After reading last week's blog about the wonders of gravity, a reader sent a link to a video that illustrates just what can happen when the laws of gravity and aerodynamics get together. I was gobsmacked. May I suggest that before reading any further you take a look at the video.

Don't know about you, but I for one cannot imagine any experience that could possibly match free flight in a wing suit for buzz power. What an adrenalin rush! Imagine streaking through the air at 100 mph (160 kph) and running your fingernails against cliff faces or swooping under bridges. (Of course, I'm a male. Our female readers may not see it quite the same way. I don't know.) If only I had the money and the courage I'd be into it with knobs on.

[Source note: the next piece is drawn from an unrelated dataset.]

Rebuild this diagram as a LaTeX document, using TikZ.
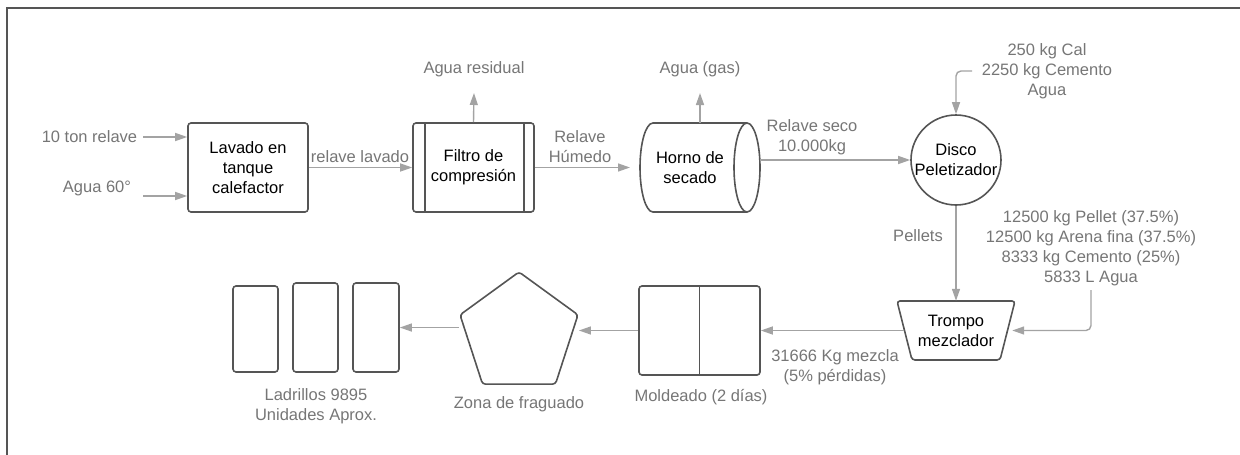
\documentclass[tikz,border=0pt]{standalone}
\usepackage{fontspec}
\setmainfont{Liberation Sans}
\usetikzlibrary{arrows.meta,shapes.geometric}
\definecolor{boxc}{HTML}{555555}
\definecolor{arrc}{HTML}{A3A3A3}
\definecolor{lblc}{HTML}{767676}
\begin{document}
\begin{tikzpicture}[x=1pt,y=-1pt, font=\fontsize{16.5}{20}\selectfont,
 box/.style={draw=boxc, line width=1.6pt, rounded corners=3pt, align=center, inner sep=0pt},
 shp/.style={draw=boxc, line width=1.6pt},
 arr/.style={draw=arrc, line width=1.4pt, -{Triangle[length=12pt,width=8pt]}},
 lbl/.style={text=lblc, align=center, inner sep=0pt},
 txt/.style={align=center, inner sep=0pt}]
\useasboundingbox (0,0) rectangle (1240,455);
\draw[boxc, line width=2pt] (6.5,455) -- (6.5,7.5) -- (1240,7.5);

% process nodes
\node[box, minimum width=120pt, minimum height=89pt] (lav) at (248,167.5) {Lavado en\\tanque\\calefactor};
\node[box, minimum width=121pt, minimum height=89pt] (fil) at (473.5,167.5) {Filtro de\\compresión};
\draw[shp] ([xshift=13pt]fil.north west) -- ([xshift=13pt]fil.south west);
\draw[shp] ([xshift=-11pt]fil.north east) -- ([xshift=-11pt]fil.south east);

\node[inner sep=0pt, outer sep=0pt, minimum width=120pt, minimum height=89pt] (hor) at (700,167.5) {};
\draw[shp] (747,123) -- (653,123) arc[start angle=90, end angle=270, x radius=13pt, y radius=44.5pt] -- (747,212);
\draw[shp] (747,167.5) ellipse [x radius=13pt, y radius=44.5pt];
\node[txt] (horl) at (690,167.5) {Horno de\\secado};

\node[shp, circle, minimum size=90pt, inner sep=0pt, align=center] (dis) at (956,160) {Disco\\Peletizador};

\node[txt, minimum width=118pt, minimum height=59pt] (tro) at (956,330.5) {Trompo\\mezclador};
\draw[shp, rounded corners=3pt] (897,301) -- (1015,301) -- (1000,360) -- (912,360) -- cycle;

\node[box, minimum width=121pt, minimum height=89pt] (mol) at (699.5,330.5) {};
\draw[shp] (mol.north) -- (mol.south);

\node[shp, regular polygon, regular polygon sides=5, minimum size=124pt, inner sep=0pt, rounded corners=3pt] (fra) at (519,334) {};

\node[box, minimum width=45pt, minimum height=86pt] (b1) at (255.5,329) {};
\node[box, minimum width=45pt, minimum height=89pt] (b2) at (315.5,327.5) {};
\node[box, minimum width=46pt, minimum height=89pt] (b3) at (376,327.5) {};

% coordinates of free ends
\coordinate (i1) at (143,137);
\coordinate (i2) at (143,196);
\coordinate (fup) at (474,93);
\coordinate (hup) at (700,93);
\coordinate (ti) at (972,71);
\coordinate (ri) at (1091,290);
\coordinate (fl) at ([yshift=-13pt]fra.corner 2);

% connectors
\draw[arr] (i1) -- (i1 -| lav.west);
\draw[arr] (i2) -- (i2 -| lav.west);
\draw[arr] (lav.east) -- (fil.west);
\draw[arr] (fil.north) -- (fup);
\draw[arr] (fil.east) -- ([xshift=-10pt]hor.west);
\draw[arr] (hor.north) -- (hup);
\draw[arr] (dis.west -| hor.east) -- (dis.west);
\draw[arr, rounded corners=5pt] (ti) -| (dis.north);
\draw[arr] (dis.south) -- (tro.north);
\draw[arr, rounded corners=5pt] (ri) |- ([xshift=-3pt]tro.east);
\draw[arr] ([xshift=7pt]tro.west) -- (mol.east);
\draw[arr] (mol.west) -- (mol.west -| fra.corner 5);
\draw[arr] (fl) -- (fl -| b3.east);

% labels
\node[lbl] at (89.5,137) {10 ton relave};
\node[lbl] at (97,188) {Agua 60°};
\node[lbl] at (360,157) {relave lavado};
\node[lbl] at (474,69) {Agua residual};
\node[lbl] at (580,146.5) {Relave\\Húmedo};
\node[lbl] at (700,69) {Agua (gas)};
\node[lbl] at (812,137) {Relave seco\\10.000kg};
\node[lbl] at (1047,71) {250 kg Cal\\2250 kg Cemento\\Agua};
\node[lbl] at (918,236) {Pellets};
\node[lbl] at (1091,248) {12500 kg Pellet (37.5\%)\\12500 kg Arena fina (37.5\%)\\8333 kg Cemento (25\%)\\5833 L Agua};
\node[lbl] at (835,367) {31666 Kg mezcla\\(5\% pérdidas)};
\node[lbl] at (701,397) {Moldeado (2 días)};
\node[lbl] at (519,404) {Zona de fraguado};
\node[lbl] at (316,406.5) {Ladrillos 9895\\Unidades Aprox.};
\end{tikzpicture}
\end{document}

Yet the kicks provided by free "flight" (in reality a modified fall) are a wet firecracker compared with the thrills and spills of life in the hereafter. Furthermore, the longest wing suit dash would lasts only some tens of seconds. Kingdom thrills endure and endure. Not for seconds, or minutes, but for. well. forever. My sister-in-law recently paid over $200 for the opportunity of attending an Andre Rieux production complete with ice dancers, jugglers, gorgeously-clad singers and, of course, Andre himself moving his fingers up and down and his bow across the violin strings, all at lightning speed. She lapped it up. It was over in a couple of hours. One-in-a-lifetime experiences will be multiplied endlessly in the kingdom of God:

Eye has not seen, nor ear heard, nor have entered into the heart of man the things which God has prepared for those who love Him (1 Cor. 2:9).

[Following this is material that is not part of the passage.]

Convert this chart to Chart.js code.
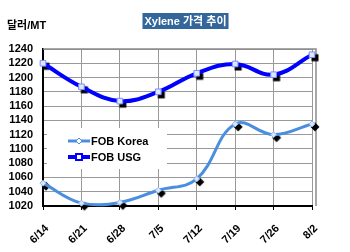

Mull those words over. Toss them around in your mind like you savor a quality wine for some time before swallowing. Thrills and spills will be the order of the day. Perhaps more mature believers will look down their noses at my childish dreams about everyday life in the kingdom of God. But I don't care. If Augustine can suggest that, ". philosophers might well examine again the question of earthly gravity in the light either of the body of Christ with which He ascended into heaven or of the bodies of the saints as they will be in their resurrection" (The City of God) why should I be embarrassed to wonder what it might "feel" like (whatever that may mean then) to experience, say, spaghettification when one takes on a "corporeal" nature and wanders into a black hole's gravitational field? The Psalmist really meant it when he said that, ". no good

thing will He withhold from those who walk uprightly" (Ps. 84:11). Jesus really meant it when He said that unless we get childishly wide-eyed and bushy-tailed at the merest thought of kingdom life we will not enter the kingdom (Mark 10:15). Let's get serious about being childish. Believers should be as irrepressibly excited at the prospect of entering the kingdom of heaven as a little child is over her first visit to Disneyland.

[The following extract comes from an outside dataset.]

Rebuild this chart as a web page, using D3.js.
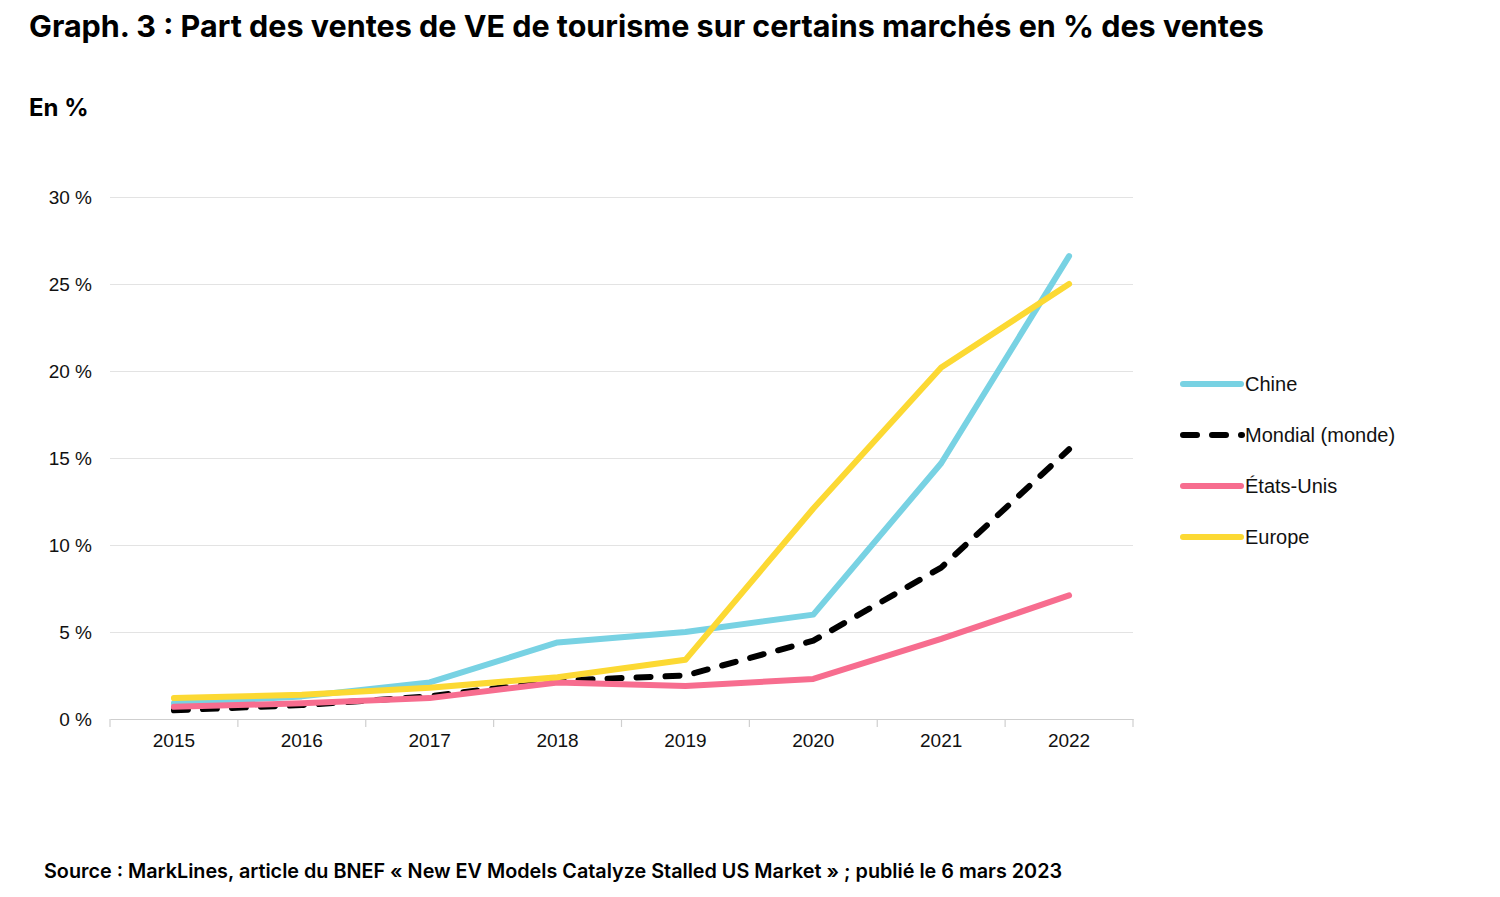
<!DOCTYPE html>
<html>
<head>
<meta charset="utf-8">
<script src="https://cdn.jsdelivr.net/npm/d3@7"></script>
<style>
	body { margin: 0; background: #fff; }
	svg { font-family: Inter, "Liberation Sans", sans-serif; }
	.title { font-size: 30.5px; font-weight: 700; }
	.unit { font-size: 24px; font-weight: 700; }
	.source { font-size: 19.8px; font-weight: 600; }
	.tick text { font-family: "Liberation Sans", Arial, sans-serif; font-size: 19px; fill: #111; }
	.legend text { font-family: "Liberation Sans", Arial, sans-serif; font-size: 20px; fill: #111; }
</style>
</head>
<body>
<main></main>
<script>
const years = ['2015', '2016', '2017', '2018', '2019', '2020', '2021', '2022'];
const yTicks = [0, 5, 10, 15, 20, 25, 30];
const seriesNames = ['Chine', 'Mondial (monde)', 'États-Unis', 'Europe'];
const chine = [0.9, 1.3, 2.1, 4.4, 5.0, 6.0, 14.7, 26.6];
const mondial = [0.5, 0.8, 1.3, 2.2, 2.5, 4.5, 8.7, 15.5];
const etatsUnis = [0.7, 0.9, 1.2, 2.1, 1.9, 2.3, 4.6, 7.1];
const europe = [1.2, 1.4, 1.8, 2.4, 3.4, 12.1, 20.2, 25.0];

const series = [
	{ name: seriesNames[0], values: chine, color: '#78d2e3', dash: null },
	{ name: seriesNames[1], values: mondial, color: '#000000', dash: '14,15' },
	{ name: seriesNames[2], values: etatsUnis, color: '#f76d8f', dash: null },
	{ name: seriesNames[3], values: europe, color: '#fcd933', dash: null }
];

const W = 1500, H = 897;
const plotLeft = 110, plotRight = 1133, plotTop = 197, plotBottom = 719;

const svg = d3.select('main').append('svg')
	.attr('width', W)
	.attr('height', H);

const x = d3.scaleBand()
	.domain(years)
	.range([plotLeft, plotRight]);

const y = d3.scaleLinear()
	.domain([0, 30])
	.range([plotBottom, plotTop]);

// grid
svg.append('g')
	.attr('transform', `translate(${plotLeft},0)`)
	.call(d3.axisLeft(y).tickValues(yTicks.slice(1)).tickSize(-(plotRight - plotLeft)).tickFormat(''))
	.call(g => g.select('.domain').remove())
	.call(g => g.selectAll('line').attr('stroke', '#dcdcdc').attr('stroke-width', 0.8));

// y labels
svg.append('g')
	.attr('transform', `translate(${plotLeft},0)`)
	.call(d3.axisLeft(y).tickValues(yTicks).tickSize(0).tickPadding(18).tickFormat(d => d + ' %'))
	.call(g => g.select('.domain').remove());

// x axis
const xAxis = svg.append('g')
	.attr('transform', `translate(0,${plotBottom})`)
	.call(d3.axisBottom(x).tickSize(0).tickPadding(15));
xAxis.select('.domain').attr('stroke', '#cfcfcf').attr('stroke-width', 1.2);
const sepX = years.map(d => x(d)).concat([x(years[years.length - 1]) + x.bandwidth()]);
xAxis.selectAll('.sep')
	.data(sepX)
	.enter()
	.append('line')
	.attr('class', 'sep')
	.attr('x1', d => d)
	.attr('x2', d => d)
	.attr('y1', 0)
	.attr('y2', 8)
	.attr('stroke', '#cfcfcf')
	.attr('stroke-width', 1.2);

const line = d3.line()
	.x((d, i) => x(years[i]) + x.bandwidth() / 2)
	.y(d => y(d));

svg.append('g')
	.selectAll('path')
	.data(series)
	.enter()
	.append('path')
	.attr('d', s => line(s.values))
	.attr('fill', 'none')
	.attr('stroke', s => s.color)
	.attr('stroke-width', 6)
	.attr('stroke-linecap', 'round')
	.attr('stroke-linejoin', 'round')
	.attr('stroke-dasharray', s => s.dash);

// legend
const legend = svg.append('g')
	.attr('class', 'legend')
	.attr('transform', 'translate(1183,384)');

const items = legend.selectAll('g')
	.data(series)
	.enter()
	.append('g')
	.attr('transform', (d, i) => `translate(0,${i * 51})`);

items.append('line')
	.attr('x1', 0)
	.attr('x2', d => d.dash ? 59 : 58)
	.attr('y1', 0)
	.attr('y2', 0)
	.attr('stroke', d => d.color)
	.attr('stroke-width', 6)
	.attr('stroke-linecap', 'round')
	.attr('stroke-dasharray', d => d.dash);

items.append('text')
	.attr('x', 62)
	.attr('y', 0)
	.attr('dy', '0.35em')
	.text(d => d.name);

svg.append('text')
	.attr('class', 'title')
	.attr('x', 29)
	.attr('y', 37)
	.text('Graph. 3 : Part des ventes de VE de tourisme sur certains marchés en % des ventes');

svg.append('text')
	.attr('class', 'unit')
	.attr('x', 29)
	.attr('y', 116)
	.text('En %');

svg.append('text')
	.attr('class', 'source')
	.attr('x', 44)
	.attr('y', 878)
	.text('Source : MarkLines, article du BNEF « New EV Models Catalyze Stalled US Market » ; publié le 6 mars 2023');
</script>
</body>
</html>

The greatest, highest, most exhilarating thrill of all in kingdom life comes from simply being in the presence of God, of "seeing His face" (Rev. 22:4):

You will show me the path of life; in Your presence is fullness of joy; at Your right hand are pleasures forevermore (Ps. 16:11).

Commentators may dicker over whether this verse is talking about this life or the "afterlife". Why not take the position that it refers to both, the intensity of bliss of the latter outshining the former as the sun does the moon? People get madly excited about travelling the world and seeing its natural wonders; the Grand Canyon, Guilin Hills, the Great Barrier Reef, to name but a few. How much, much more excited should we be at the prospect of seeing the glory of the One who made them all?! But before we see God's face in all its glory in the New Jerusalem, we have another massive treat in store:

And if I go and prepare a place for you, I will come again and receive you to Myself; that where I am, there you may be also (John 14:3).

Jesus understood what the kingdom of God would be like. After all, He had previously experienced it (John 17:5) - He was God in the flesh. It was contemplating "the joy set before Him" that helped Him endure the cross (Heb. 12:2). He promised His followers that they could revel in kingdom ecstasy in His company. Jesus provided a handful of keyhole glimpses into the joys to be found in the kingdom. Jesus will appear to His glorified saints with a face that would shine as the sun (Matt. 17:2). The saints themselves would shine as the sun (Matt. 13:43). They will sit and eat with Jesus; indeed, He will even serve them (Luke 12:37)! When one contemplates Who Jesus is, and what sort of company He would be, what more could one ask for than to "dwell in the house of the Lord forever" (Ps. 23:6) with Him? Truly, truly, what more could one ask for? Don't dream about free flight in a wing suit, dream about being received into Jesus' presence forever.